# GOAL OF THE EXERCISE
Give the data below again exactly as it stands. Omit the pictures.

— START DATA BLOCK —

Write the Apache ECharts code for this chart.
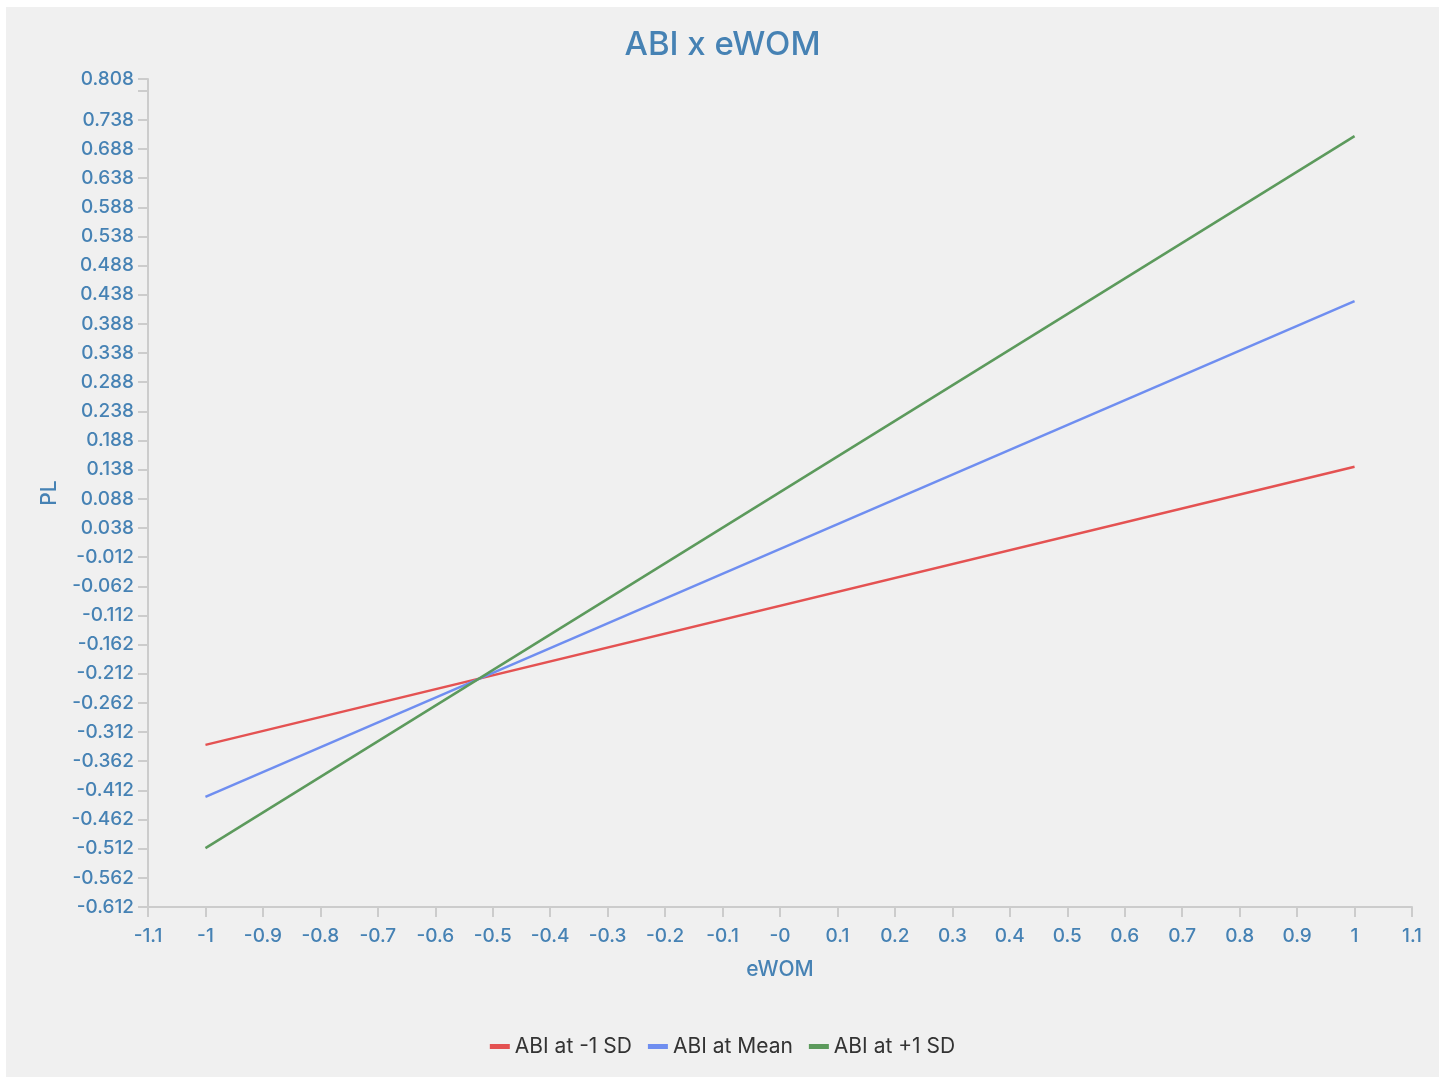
<!DOCTYPE html>
<html>
<head>
<meta charset="utf-8">
<script src="https://cdn.jsdelivr.net/npm/echarts@6/dist/echarts.min.js"></script>
<style>
html,body{margin:0;padding:0;background:#ffffff;}
#wrap{position:absolute;left:6px;top:7px;width:1433px;height:1070px;background:#f0f0f0;}
#chart{width:100%;height:100%;}
</style>
</head>
<body>
<div id="wrap"><div id="chart"></div></div>
<script>
// ---- data ----
const seriesNames = ['ABI at -1 SD', 'ABI at Mean', 'ABI at +1 SD'];
const xValues = [-1, 1];
const lowSD = [-0.334, 0.143];
const meanVals = [-0.423, 0.427];
const highSD = [-0.511, 0.710];
const yLabelValues = [-0.612,-0.562,-0.512,-0.462,-0.412,-0.362,-0.312,-0.262,-0.212,-0.162,-0.112,-0.062,-0.012,0.038,0.088,0.138,0.188,0.238,0.288,0.338,0.388,0.438,0.488,0.538,0.588,0.638,0.688,0.738,0.808];
const yTickValues = [-0.612,-0.562,-0.512,-0.462,-0.412,-0.362,-0.312,-0.262,-0.212,-0.162,-0.112,-0.062,-0.012,0.038,0.088,0.138,0.188,0.238,0.288,0.338,0.388,0.438,0.488,0.538,0.588,0.638,0.688,0.738,0.788,0.808];
const xTickValues = [-1.1,-1,-0.9,-0.8,-0.7,-0.6,-0.5,-0.4,-0.3,-0.2,-0.1,0,0.1,0.2,0.3,0.4,0.5,0.6,0.7,0.8,0.9,1,1.1];
const xTickLabels = ['-1.1','-1','-0.9','-0.8','-0.7','-0.6','-0.5','-0.4','-0.3','-0.2','-0.1','-0','0.1','0.2','0.3','0.4','0.5','0.6','0.7','0.8','0.9','1','1.1'];
const colors = ['#e45252', '#6f8ef0', '#5c9a5c'];

const pairs = (ys) => xValues.map((x, i) => [x, ys[i]]);
const textBlue = '#4682b4';
const font = 'Inter, "Noto Sans", sans-serif';

const chart = echarts.init(document.getElementById('chart'));
chart.setOption({
  backgroundColor: 'transparent',
  color: colors,
  title: {
    text: 'ABI x eWOM', left: 'center', top: 17,
    textStyle: {color: textBlue, fontSize: 33, fontWeight: 500, fontFamily: font}
  },
  legend: {
    bottom: 15, left: 'center', icon: 'rect', itemWidth: 20, itemHeight: 5, itemGap: 16,
    textStyle: {color: '#333', fontSize: 21, fontFamily: font},
    data: seriesNames
  },
  grid: {left: 142, right: 27, top: 72, bottom: 170, containLabel: false},
  xAxis: {
    type: 'value', min: -1.1, max: 1.1,
    name: 'eWOM', nameLocation: 'middle', nameGap: 52,
    nameTextStyle: {color: textBlue, fontSize: 21, fontWeight: 500, fontFamily: font},
    axisLine: {show: true, onZero: false, lineStyle: {color: '#cccccc', width: 2}},
    axisTick: {show: true, length: 10, lineStyle: {color: '#cccccc', width: 2}, customValues: xTickValues},
    splitLine: {show: false},
    axisLabel: {
      color: textBlue, fontSize: 19, fontWeight: 500, fontFamily: font, margin: 20,
      customValues: xTickValues,
      formatter: (v) => {
        const i = xTickValues.findIndex(t => Math.abs(t - v) < 1e-9);
        return i >= 0 ? xTickLabels[i] : '';
      }
    }
  },
  yAxis: {
    type: 'value', min: -0.612, max: 0.808,
    name: 'PL', nameLocation: 'middle', nameGap: 88, nameRotate: 90,
    nameTextStyle: {color: textBlue, fontSize: 21, fontWeight: 500, fontFamily: font},
    axisLine: {show: true, onZero: false, lineStyle: {color: '#cccccc', width: 2}},
    axisTick: {show: true, length: 10, lineStyle: {color: '#cccccc', width: 2}, customValues: yTickValues},
    splitLine: {show: false},
    axisLabel: {
      color: textBlue, fontSize: 19, fontWeight: 500, fontFamily: font, margin: 14,
      customValues: yLabelValues,
      formatter: (v) => v.toFixed(3)
    }
  },
  series: [
    {name: seriesNames[0], type: 'line', data: pairs(lowSD), showSymbol: false, lineStyle: {width: 2.5}, silent: true},
    {name: seriesNames[1], type: 'line', data: pairs(meanVals), showSymbol: false, lineStyle: {width: 2.5}, silent: true},
    {name: seriesNames[2], type: 'line', data: pairs(highSD), showSymbol: false, lineStyle: {width: 2.5}, silent: true}
  ]
});
</script>
</body>
</html>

— END DATA BLOCK —

# WRITTEN ANSWER
Write the Apache ECharts code for this chart.
<!DOCTYPE html>
<html>
<head>
<meta charset="utf-8">
<script src="https://cdn.jsdelivr.net/npm/echarts@6/dist/echarts.min.js"></script>
<style>
html,body{margin:0;padding:0;background:#ffffff;}
#wrap{position:absolute;left:6px;top:7px;width:1433px;height:1070px;background:#f0f0f0;}
#chart{width:100%;height:100%;}
</style>
</head>
<body>
<div id="wrap"><div id="chart"></div></div>
<script>
// ---- data ----
const seriesNames = ['ABI at -1 SD', 'ABI at Mean', 'ABI at +1 SD'];
const xValues = [-1, 1];
const lowSD = [-0.334, 0.143];
const meanVals = [-0.423, 0.427];
const highSD = [-0.511, 0.710];
const yLabelValues = [-0.612,-0.562,-0.512,-0.462,-0.412,-0.362,-0.312,-0.262,-0.212,-0.162,-0.112,-0.062,-0.012,0.038,0.088,0.138,0.188,0.238,0.288,0.338,0.388,0.438,0.488,0.538,0.588,0.638,0.688,0.738,0.808];
const yTickValues = [-0.612,-0.562,-0.512,-0.462,-0.412,-0.362,-0.312,-0.262,-0.212,-0.162,-0.112,-0.062,-0.012,0.038,0.088,0.138,0.188,0.238,0.288,0.338,0.388,0.438,0.488,0.538,0.588,0.638,0.688,0.738,0.788,0.808];
const xTickValues = [-1.1,-1,-0.9,-0.8,-0.7,-0.6,-0.5,-0.4,-0.3,-0.2,-0.1,0,0.1,0.2,0.3,0.4,0.5,0.6,0.7,0.8,0.9,1,1.1];
const xTickLabels = ['-1.1','-1','-0.9','-0.8','-0.7','-0.6','-0.5','-0.4','-0.3','-0.2','-0.1','-0','0.1','0.2','0.3','0.4','0.5','0.6','0.7','0.8','0.9','1','1.1'];
const colors = ['#e45252', '#6f8ef0', '#5c9a5c'];

const pairs = (ys) => xValues.map((x, i) => [x, ys[i]]);
const textBlue = '#4682b4';
const font = 'Inter, "Noto Sans", sans-serif';

const chart = echarts.init(document.getElementById('chart'));
chart.setOption({
  backgroundColor: 'transparent',
  color: colors,
  title: {
    text: 'ABI x eWOM', left: 'center', top: 17,
    textStyle: {color: textBlue, fontSize: 33, fontWeight: 500, fontFamily: font}
  },
  legend: {
    bottom: 15, left: 'center', icon: 'rect', itemWidth: 20, itemHeight: 5, itemGap: 16,
    textStyle: {color: '#333', fontSize: 21, fontFamily: font},
    data: seriesNames
  },
  grid: {left: 142, right: 27, top: 72, bottom: 170, containLabel: false},
  xAxis: {
    type: 'value', min: -1.1, max: 1.1,
    name: 'eWOM', nameLocation: 'middle', nameGap: 52,
    nameTextStyle: {color: textBlue, fontSize: 21, fontWeight: 500, fontFamily: font},
    axisLine: {show: true, onZero: false, lineStyle: {color: '#cccccc', width: 2}},
    axisTick: {show: true, length: 10, lineStyle: {color: '#cccccc', width: 2}, customValues: xTickValues},
    splitLine: {show: false},
    axisLabel: {
      color: textBlue, fontSize: 19, fontWeight: 500, fontFamily: font, margin: 20,
      customValues: xTickValues,
      formatter: (v) => {
        const i = xTickValues.findIndex(t => Math.abs(t - v) < 1e-9);
        return i >= 0 ? xTickLabels[i] : '';
      }
    }
  },
  yAxis: {
    type: 'value', min: -0.612, max: 0.808,
    name: 'PL', nameLocation: 'middle', nameGap: 88, nameRotate: 90,
    nameTextStyle: {color: textBlue, fontSize: 21, fontWeight: 500, fontFamily: font},
    axisLine: {show: true, onZero: false, lineStyle: {color: '#cccccc', width: 2}},
    axisTick: {show: true, length: 10, lineStyle: {color: '#cccccc', width: 2}, customValues: yTickValues},
    splitLine: {show: false},
    axisLabel: {
      color: textBlue, fontSize: 19, fontWeight: 500, fontFamily: font, margin: 14,
      customValues: yLabelValues,
      formatter: (v) => v.toFixed(3)
    }
  },
  series: [
    {name: seriesNames[0], type: 'line', data: pairs(lowSD), showSymbol: false, lineStyle: {width: 2.5}, silent: true},
    {name: seriesNames[1], type: 'line', data: pairs(meanVals), showSymbol: false, lineStyle: {width: 2.5}, silent: true},
    {name: seriesNames[2], type: 'line', data: pairs(highSD), showSymbol: false, lineStyle: {width: 2.5}, silent: true}
  ]
});
</script>
</body>
</html>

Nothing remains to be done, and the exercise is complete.